Construction at Boleo re-commenced in November 2010. Construction cost overruns reported by Baja Mining Corp. (TSX: BAJ) in 2012 threatened to halt or delay construction of the project.

=== Korean operation ===
An agreement was reached in July 2012, transferring majority ownership interest and control of the project to the Korean consortium, in return for funding the reported cost overruns. The Korean consortium led by Korea Resources Corporation (“KORES”), a state owned resources enterprise of the Republic of Korea, held a 73.8% of the ownership interest in Minera y Metallurgica del Boleo ("MMB") at the time.

Since obtaining control of MMB, CEO of KORES, Dr. Jung-Sik Koh, has reorganized its operational structure and dispatched mineral prospecting, grade control, mining, hydrometallurgy, and construction specialists to normalize operations at the project. With respect to construction of the project, a team of Korean construction monitoring team, led by KORES appointed COO at MMB, has been carrying out site construction supervision, inspection and expediting EPCM work since November 2012. Additionally, to optimize mining efficiency and secure additional tonnage at the site, MMB has been working closely on updating the geological model and mine design in cooperation with SRK and AAI.

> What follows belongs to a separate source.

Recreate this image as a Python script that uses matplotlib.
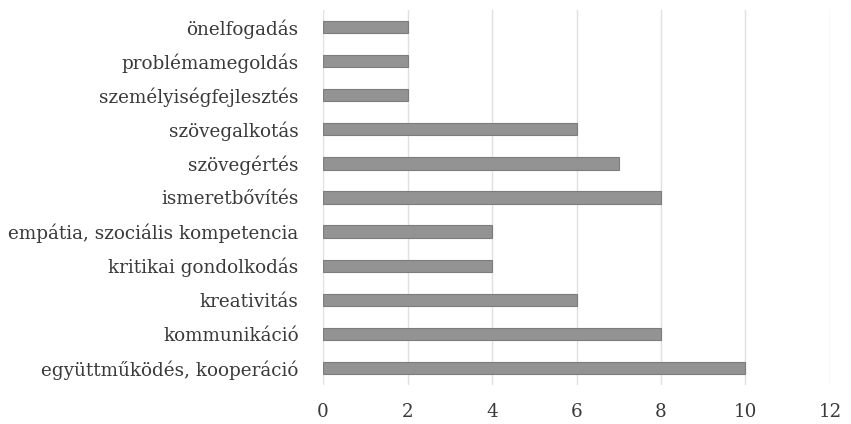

With respect to the project financing, a portion of MMB's 2010 project financing facilities (the “2010 Project Financing”) provided by the Export‐Import Bank of the United States (“US EXIM”) to MMB was renegotiated under Korean leadership. In September 2010, US EXIM, the largest lender in the 2010 Project Financing, agreed to provide MMB with an approximately US$419 million loan facility for the construction and development of the Boleo project (the “Original US EXIM Facility”). The Original US EXIM Facility was terminated in late 2012 and KORES negotiated a new approximately US$419 million facility with US EXIM, to be used to finance further construction and development of the Boleo project.

In January 2015, production started in El Boleo, after the Canadian Baja Mining Corp fought hard to find investors to keep the project running. The industrial complex was delivered 18 months late, and the budget went off limit by $750 million. In 2017, the output of the site was much lower than predicted, which led the company to lower its future production expectations.

==Geology==
The ore (mineralization) occurs in a strata bound form known as mantos in El Boleo Formation which is a range of clastic sedimentary rocks from siltstone to sandstones, with some claystone. They were deposited in the late Miocene in deltas and near-shore shallow marine basins. Resting unconformably above the El Boleo Formation are the Gloria, Infierno and Santa Rosalía Formations of the Pliocene and Pleistocene.

==Incidents==
In 2014, Hurricane Odile hit the shores of Baja California Sur. The Korean manager of the El Boleo mining company, Kyong Jim Park, was killed when his vehicle was swept away by a river, and another Korean executive of the company was reported missing.